Two proposals to start new businesses—one selling limited-edition, high-end sneakers and the other to start a food truck selling Greek food—won top honors in the third-annual Robert K. O’Brien ’58 Next Big Idea Contest on Friday, April 24. The winning proposals came from two of eight student groups that were competing for $5,000 in prize money.
“They all clearly put in a lot of work,” said Renee King ’12, owner and founder of Queen’s Cups bakery and one of contest’s four judges. “You can definitely see the passion they have, and that’s really necessary when you are starting a new business.”
The contest is named for, and financially supported by, alumnus Robert K. O’Brien ’58, who has a long and distinguished career in business and helped launch 10 companies employing more than 300 people. He and his late wife, Barbara Hickey O’Brien ’57, also established six student scholarships at Worcester State, resulting in more than 70 full-tuition awards to date.
The winning team of Brenda Garcia, Diallo Frys, and Shannon Anderson proposed opening a store in Worcester that caters to an apparently underserved consumer group that collects limited-edition sneakers—sneakers that typically sell for more than $300. Garcia, who showed a few examples from her own extensive collection, said the city currently has no store that serves the needs of these collectors, who may camp out overnight to get first dibs on a new release.
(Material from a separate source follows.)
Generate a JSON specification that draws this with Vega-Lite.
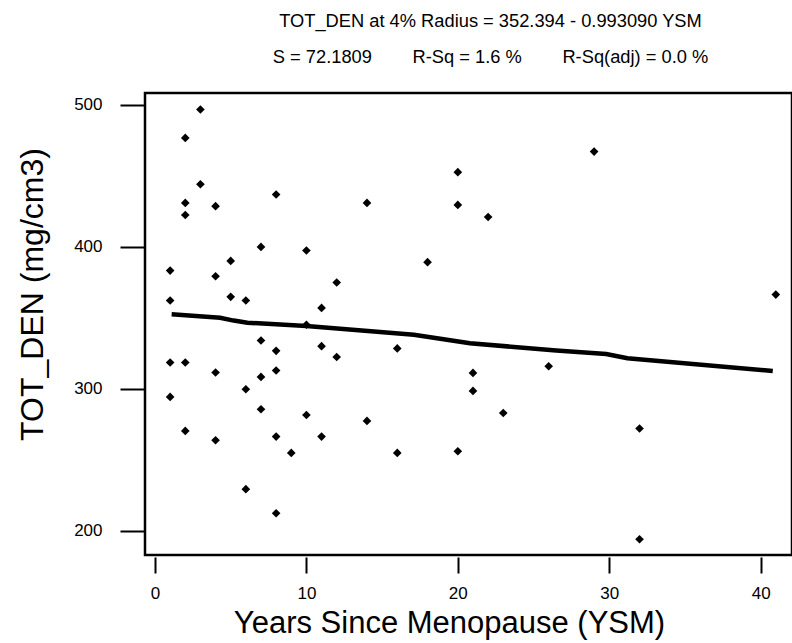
{
  "$schema": "https://vega.github.io/schema/vega-lite/v6.json",
  "autosize": {"type": "none"},
  "width": 647,
  "height": 462,
  "padding": {"left": 145, "top": 93, "right": 0, "bottom": 88},
  "background": "white",
  "config": {
    "font": "Liberation Sans",
    "view": {"stroke": "black", "strokeWidth": 2.5},
    "axis": {"grid": false, "domain": false, "tickColor": "black", "labelColor": "black", "titleColor": "black", "labelFont": "Liberation Sans", "titleFont": "Liberation Sans", "titleFontWeight": "normal"}
  },
  "title": {
    "text": ["TOT_DEN at 4% Radius = 352.394 - 0.993090 YSM", "\u00a0\u00a0\u00a0\u00a0\u00a0\u00a0\u00a0\u00a0\u00a0\u00a0S = 72.1809\u00a0\u00a0\u00a0\u00a0\u00a0\u00a0\u00a0\u00a0R-Sq = 1.6 %\u00a0\u00a0\u00a0\u00a0\u00a0\u00a0\u00a0\u00a0R-Sq(adj) = 0.0 %"],
    "fontSize": 18.3,
    "fontWeight": "normal",
    "font": "Liberation Sans",
    "color": "black",
    "anchor": "middle",
    "lineHeight": 36,
    "dx": 22,
    "offset": 26
  },
  "datasets": {
    "points": [
      {"YSM": 3, "TOT_DEN": 496.5},
      {"YSM": 2, "TOT_DEN": 476.5},
      {"YSM": 3, "TOT_DEN": 443.9},
      {"YSM": 2, "TOT_DEN": 430.8},
      {"YSM": 2, "TOT_DEN": 422.3},
      {"YSM": 4, "TOT_DEN": 428.5},
      {"YSM": 8, "TOT_DEN": 436.7},
      {"YSM": 14, "TOT_DEN": 430.8},
      {"YSM": 20, "TOT_DEN": 452.4},
      {"YSM": 20, "TOT_DEN": 429.4},
      {"YSM": 1, "TOT_DEN": 383.2},
      {"YSM": 7, "TOT_DEN": 399.8},
      {"YSM": 5, "TOT_DEN": 390.0},
      {"YSM": 4, "TOT_DEN": 379.2},
      {"YSM": 10, "TOT_DEN": 397.3},
      {"YSM": 18, "TOT_DEN": 389.1},
      {"YSM": 12, "TOT_DEN": 374.8},
      {"YSM": 1, "TOT_DEN": 362.1},
      {"YSM": 5, "TOT_DEN": 364.7},
      {"YSM": 6, "TOT_DEN": 362.1},
      {"YSM": 11, "TOT_DEN": 356.9},
      {"YSM": 10, "TOT_DEN": 345.1},
      {"YSM": 29, "TOT_DEN": 466.9},
      {"YSM": 22, "TOT_DEN": 420.9},
      {"YSM": 41, "TOT_DEN": 366.3},
      {"YSM": 7, "TOT_DEN": 334.0},
      {"YSM": 8, "TOT_DEN": 326.7},
      {"YSM": 11, "TOT_DEN": 330.0},
      {"YSM": 12, "TOT_DEN": 322.4},
      {"YSM": 16, "TOT_DEN": 328.4},
      {"YSM": 1, "TOT_DEN": 318.5},
      {"YSM": 2, "TOT_DEN": 318.5},
      {"YSM": 4, "TOT_DEN": 311.5},
      {"YSM": 7, "TOT_DEN": 308.4},
      {"YSM": 8, "TOT_DEN": 312.9},
      {"YSM": 6, "TOT_DEN": 299.7},
      {"YSM": 1, "TOT_DEN": 294.3},
      {"YSM": 7, "TOT_DEN": 285.6},
      {"YSM": 10, "TOT_DEN": 281.6},
      {"YSM": 14, "TOT_DEN": 277.4},
      {"YSM": 2, "TOT_DEN": 270.4},
      {"YSM": 4, "TOT_DEN": 263.8},
      {"YSM": 8, "TOT_DEN": 266.4},
      {"YSM": 11, "TOT_DEN": 266.4},
      {"YSM": 9, "TOT_DEN": 254.9},
      {"YSM": 16, "TOT_DEN": 254.9},
      {"YSM": 20, "TOT_DEN": 256.1},
      {"YSM": 6, "TOT_DEN": 229.4},
      {"YSM": 8, "TOT_DEN": 212.5},
      {"YSM": 21, "TOT_DEN": 311.2},
      {"YSM": 21, "TOT_DEN": 298.5},
      {"YSM": 23, "TOT_DEN": 283.0},
      {"YSM": 26, "TOT_DEN": 315.9},
      {"YSM": 32, "TOT_DEN": 272.1},
      {"YSM": 32, "TOT_DEN": 194.2}
    ],
    "fit": [
      {"YSM": 1.1, "TOT_DEN": 352.4},
      {"YSM": 4.3, "TOT_DEN": 350.0},
      {"YSM": 5.2, "TOT_DEN": 348.0},
      {"YSM": 6.1, "TOT_DEN": 346.5},
      {"YSM": 10.0, "TOT_DEN": 344.2},
      {"YSM": 17.1, "TOT_DEN": 338.0},
      {"YSM": 20.8, "TOT_DEN": 332.0},
      {"YSM": 26.5, "TOT_DEN": 327.0},
      {"YSM": 29.8, "TOT_DEN": 324.5},
      {"YSM": 31.2, "TOT_DEN": 321.5},
      {"YSM": 40.8, "TOT_DEN": 312.5}
    ]
  },
  "layer": [
    {
      "data": {"name": "fit"},
      "mark": {"type": "line", "color": "black", "strokeWidth": 4.5, "clip": true},
      "encoding": {
        "x": {"field": "YSM", "type": "quantitative"},
        "y": {"field": "TOT_DEN", "type": "quantitative"}
      }
    },
    {
      "data": {"name": "points"},
      "mark": {"type": "point", "shape": "diamond", "filled": true, "color": "black", "opacity": 1, "size": 75, "clip": true},
      "encoding": {
        "x": {
          "field": "YSM", "type": "quantitative",
          "scale": {"domain": [-0.66, 42.07], "nice": false, "zero": false},
          "axis": {
            "title": "Years Since Menopause (YSM)",
            "values": [0, 10, 20, 30, 40],
            "offset": 2,
            "tickSize": 16,
            "tickWidth": 2,
            "labelPadding": 12,
            "labelFontSize": 17,
            "titleFontSize": 31,
            "titleX": 304,
            "titleY": 75,
            "titleBaseline": "alphabetic"
          }
        },
        "y": {
          "field": "TOT_DEN", "type": "quantitative",
          "scale": {"domain": [183.1, 508.1], "nice": false, "zero": false},
          "axis": {
            "title": "TOT_DEN (mg/cm3)",
            "values": [200, 300, 400, 500],
            "tickSize": 25,
            "tickWidth": 2,
            "labelPadding": 18,
            "labelFontSize": 17,
            "titleFontSize": 32,
            "titleX": -96,
            "titleY": 201,
            "titleBaseline": "bottom"
          }
        }
      }
    }
  ]
}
The other winning team, consisting of Patrick McHugh, Nicholas Christy, Cornelius Dailey, and Derrick Acosta, wants to sell the most popular selections from Zorba’s Taverna, an established Greek restaurant in Webster Square, from their own food truck. Current city rules and regulations make operating a food truck difficult in Worcester, so they proposed locating the truck in Providence.
“I very much appreciate that they are two very different types of ideas and also well done in different ways,” said judge Dulcie Madden, CEO and a co-founder of Rest Devices.
The second-place team of Adam Siegel, Ryan Gallagher, and Evan Penney wants to create Campus Essentials, a business that delivers food, toiletries and other essentials to college students in Worcester. Earning third-place honors was the team of Kyle Grasso, Goktug Ibas, and Mark Lambert, who proposed creating an indoor soccer facility with synthetic turf to be used by recreational soccer leagues and clubs in the Amherst, Mass., area.
All eight teams gave oral presentations and submitted written proposals to a panel of judges that also included Craig Bovaird ’77, founder of Built-Rite Tool & Die, and Kevin O’Brien, a limited partner in Comprehensive Solutions Group, LLP, and Targeted English Language Solutions and who is also the son of contest creator Robert K. O’Brien.
Most of the students took the course “Small Business Management,” taught by Professors Miriam Plavin-Masterman and Elizabeth Siler, although it is not a requirement to enter the contest.
In addition to the cash prizes, winners will be formally recognized at the Academic Achievement Awards celebration on Monday, May 4, at 5:30 p.m. in Mechanics Hall.